## WRITTEN TASK:
Restate, exactly and without pictures, the lines from the start of the listing below through the line holding "from matplotlib.lines import Line2D".

## AVAILABLE DATA:
***

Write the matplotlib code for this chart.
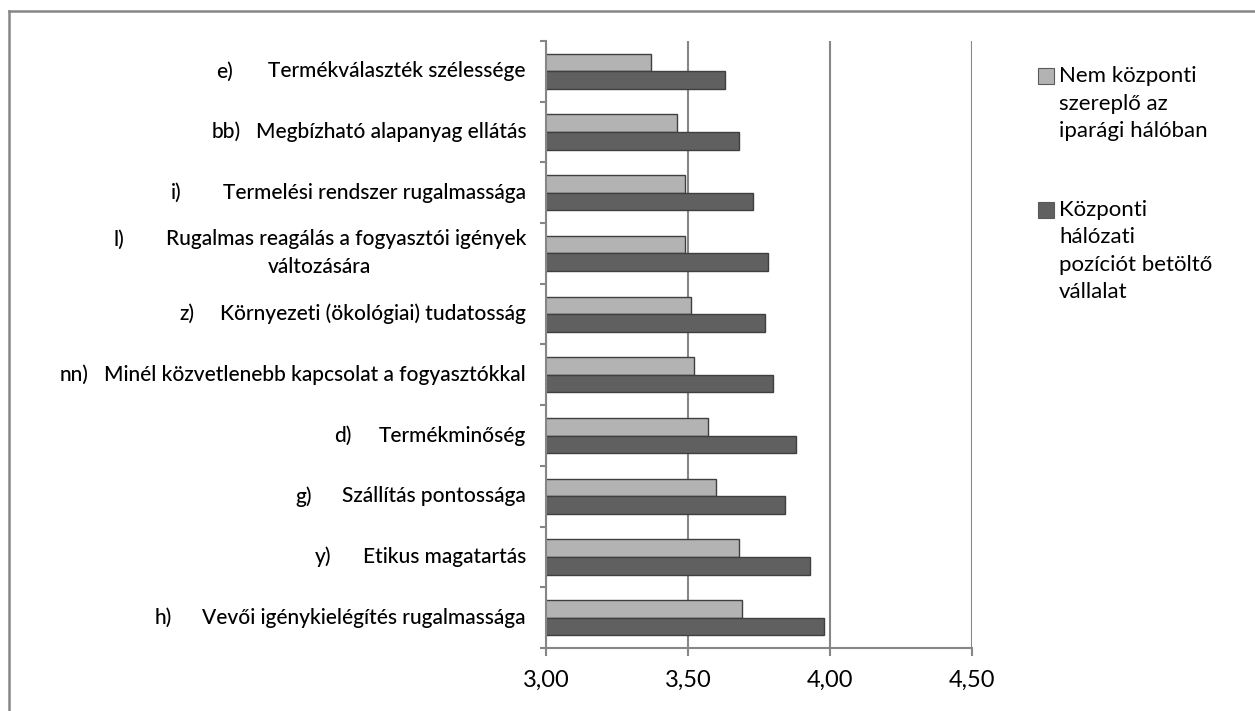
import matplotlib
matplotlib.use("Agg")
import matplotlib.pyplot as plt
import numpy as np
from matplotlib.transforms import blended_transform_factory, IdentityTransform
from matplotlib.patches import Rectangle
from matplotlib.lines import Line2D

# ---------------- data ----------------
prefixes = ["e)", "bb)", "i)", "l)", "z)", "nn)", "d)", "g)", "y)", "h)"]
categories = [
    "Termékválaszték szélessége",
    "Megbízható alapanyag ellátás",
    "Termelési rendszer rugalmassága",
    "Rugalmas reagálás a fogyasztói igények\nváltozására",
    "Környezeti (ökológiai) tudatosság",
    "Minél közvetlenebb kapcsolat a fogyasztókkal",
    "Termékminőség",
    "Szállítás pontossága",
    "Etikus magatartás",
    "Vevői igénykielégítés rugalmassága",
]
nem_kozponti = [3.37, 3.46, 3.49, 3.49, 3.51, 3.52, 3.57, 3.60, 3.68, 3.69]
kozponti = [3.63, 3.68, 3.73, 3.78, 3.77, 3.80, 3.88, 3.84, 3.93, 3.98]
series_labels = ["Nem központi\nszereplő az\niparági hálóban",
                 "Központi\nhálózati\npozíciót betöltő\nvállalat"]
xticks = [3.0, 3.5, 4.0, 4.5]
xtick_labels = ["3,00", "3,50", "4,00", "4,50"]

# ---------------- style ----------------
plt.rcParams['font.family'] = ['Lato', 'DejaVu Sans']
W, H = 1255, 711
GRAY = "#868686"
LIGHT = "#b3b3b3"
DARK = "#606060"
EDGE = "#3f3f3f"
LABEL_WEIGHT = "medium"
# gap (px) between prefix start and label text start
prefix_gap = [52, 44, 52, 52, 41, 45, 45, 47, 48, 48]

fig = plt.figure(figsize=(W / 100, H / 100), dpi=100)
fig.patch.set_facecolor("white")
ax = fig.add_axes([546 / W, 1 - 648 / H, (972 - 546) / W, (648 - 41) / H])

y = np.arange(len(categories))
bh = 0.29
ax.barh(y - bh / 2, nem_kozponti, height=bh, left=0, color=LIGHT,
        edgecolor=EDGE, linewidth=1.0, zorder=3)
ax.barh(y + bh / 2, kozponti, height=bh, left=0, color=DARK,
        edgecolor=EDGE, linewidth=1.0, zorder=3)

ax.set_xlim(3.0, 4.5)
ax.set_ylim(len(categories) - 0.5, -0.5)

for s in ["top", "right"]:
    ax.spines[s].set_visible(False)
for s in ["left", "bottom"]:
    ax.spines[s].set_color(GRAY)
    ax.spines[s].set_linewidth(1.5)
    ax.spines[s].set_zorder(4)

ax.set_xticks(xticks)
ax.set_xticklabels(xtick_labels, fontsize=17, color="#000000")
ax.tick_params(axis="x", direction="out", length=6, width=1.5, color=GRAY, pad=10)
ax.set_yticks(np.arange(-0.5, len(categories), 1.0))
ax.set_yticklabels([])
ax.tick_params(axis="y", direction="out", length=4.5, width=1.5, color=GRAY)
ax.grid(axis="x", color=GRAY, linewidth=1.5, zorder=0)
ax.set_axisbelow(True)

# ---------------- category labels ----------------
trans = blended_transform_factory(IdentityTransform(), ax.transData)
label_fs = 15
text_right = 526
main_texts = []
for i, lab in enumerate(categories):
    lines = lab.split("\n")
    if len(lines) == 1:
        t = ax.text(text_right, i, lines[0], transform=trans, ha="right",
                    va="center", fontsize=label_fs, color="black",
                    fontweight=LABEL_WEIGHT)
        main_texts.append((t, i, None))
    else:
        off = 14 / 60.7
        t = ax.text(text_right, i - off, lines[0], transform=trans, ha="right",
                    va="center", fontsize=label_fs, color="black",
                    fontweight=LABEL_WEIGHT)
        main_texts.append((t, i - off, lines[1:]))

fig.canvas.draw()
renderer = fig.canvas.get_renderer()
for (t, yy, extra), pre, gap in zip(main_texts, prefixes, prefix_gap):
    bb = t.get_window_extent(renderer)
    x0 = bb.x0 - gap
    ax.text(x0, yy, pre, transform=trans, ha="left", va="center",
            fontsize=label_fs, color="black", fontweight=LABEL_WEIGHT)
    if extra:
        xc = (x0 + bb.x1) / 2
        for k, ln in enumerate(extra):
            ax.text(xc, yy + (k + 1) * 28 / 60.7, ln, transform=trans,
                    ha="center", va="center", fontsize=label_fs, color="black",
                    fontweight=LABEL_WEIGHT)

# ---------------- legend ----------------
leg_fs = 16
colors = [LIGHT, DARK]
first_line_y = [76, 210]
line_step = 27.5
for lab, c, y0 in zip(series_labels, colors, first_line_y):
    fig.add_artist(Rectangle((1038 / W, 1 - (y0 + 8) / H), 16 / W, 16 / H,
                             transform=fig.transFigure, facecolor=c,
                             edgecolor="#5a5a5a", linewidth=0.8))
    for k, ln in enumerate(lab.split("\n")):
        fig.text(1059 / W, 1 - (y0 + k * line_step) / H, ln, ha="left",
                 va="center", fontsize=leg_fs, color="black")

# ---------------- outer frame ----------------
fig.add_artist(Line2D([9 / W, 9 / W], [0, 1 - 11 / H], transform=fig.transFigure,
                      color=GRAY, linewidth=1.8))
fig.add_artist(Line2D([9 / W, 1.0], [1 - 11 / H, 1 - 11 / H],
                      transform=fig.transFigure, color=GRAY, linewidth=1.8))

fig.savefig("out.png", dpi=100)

***

## TASK SOLUTION:
Write the matplotlib code for this chart.
import matplotlib
matplotlib.use("Agg")
import matplotlib.pyplot as plt
import numpy as np
from matplotlib.transforms import blended_transform_factory, IdentityTransform
from matplotlib.patches import Rectangle
from matplotlib.lines import Line2D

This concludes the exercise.